Consumer Choice Comes With Trade-Offs

The strongest defense of the Amazon model is access. A shopper who cannot spend boutique prices can still try a silhouette, replace a travel accessory or buy a small home item that makes a cramped apartment easier to use. That is not a trivial benefit in a period when household budgets are tight. The weakness is that low risk for the buyer can become high volume for the system. Returns, short product lifespans and trend churn all create costs that are not visible on the product page. The platform makes purchase friction disappear, but it does not make production and disposal consequences disappear.

Legacy retailers should not assume moral arguments alone will win shoppers back. They need clearer value, better fit, faster replenishment and more honest pricing. If the only alternative to a low-cost marketplace item is a much more expensive product with little visible difference, many consumers will choose speed.
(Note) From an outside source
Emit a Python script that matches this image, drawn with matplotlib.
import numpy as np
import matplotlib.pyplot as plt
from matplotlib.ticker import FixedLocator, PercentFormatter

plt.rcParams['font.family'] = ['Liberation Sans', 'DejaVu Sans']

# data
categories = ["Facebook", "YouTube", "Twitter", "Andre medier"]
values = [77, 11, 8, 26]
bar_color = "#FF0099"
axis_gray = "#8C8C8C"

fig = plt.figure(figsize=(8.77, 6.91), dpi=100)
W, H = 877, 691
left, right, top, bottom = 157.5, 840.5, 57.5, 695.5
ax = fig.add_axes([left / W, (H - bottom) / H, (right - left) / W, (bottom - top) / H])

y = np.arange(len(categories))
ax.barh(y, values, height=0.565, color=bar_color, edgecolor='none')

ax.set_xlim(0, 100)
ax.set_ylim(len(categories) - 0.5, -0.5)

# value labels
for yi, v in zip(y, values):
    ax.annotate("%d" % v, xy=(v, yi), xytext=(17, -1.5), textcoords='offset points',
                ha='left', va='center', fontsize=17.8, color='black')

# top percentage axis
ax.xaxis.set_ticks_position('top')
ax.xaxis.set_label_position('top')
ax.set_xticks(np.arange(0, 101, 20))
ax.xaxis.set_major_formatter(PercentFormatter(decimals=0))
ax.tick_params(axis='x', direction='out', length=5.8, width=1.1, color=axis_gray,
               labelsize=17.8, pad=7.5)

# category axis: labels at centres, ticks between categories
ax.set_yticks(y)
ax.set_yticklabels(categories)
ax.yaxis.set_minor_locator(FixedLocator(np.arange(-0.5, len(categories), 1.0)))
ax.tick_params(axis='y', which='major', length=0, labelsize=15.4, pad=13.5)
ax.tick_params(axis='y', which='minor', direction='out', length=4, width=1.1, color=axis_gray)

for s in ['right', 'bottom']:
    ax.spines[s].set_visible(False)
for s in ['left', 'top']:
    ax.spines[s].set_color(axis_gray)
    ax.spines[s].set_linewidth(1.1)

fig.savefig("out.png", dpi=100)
That is the real disruption. Amazon sellers have trained shoppers to treat design as abundant and instantly replaceable, and that habit is harder to reverse than any single trend. Consumers are not irrational for responding to that offer. Many are making trade-offs under real budget pressure, and low-cost sellers give them access to styles and conveniences that once sat behind higher prices. The criticism should therefore focus less on shaming individual shoppers and more on understanding the incentives the marketplace creates. When search rankings, short videos and delivery promises all reward constant novelty, even careful consumers are pushed toward faster cycles. The question for the next phase of retail is whether platforms and brands can make durability, repairability and clearer product information visible enough to compete with speed. Right now, speed is winning the first click. The brands that survive will be the ones that give shoppers a reason to pause before the cheapest acceptable copy. That reason may be quality, ethics, fit, service or trust, but it has to be visible at the moment of purchase.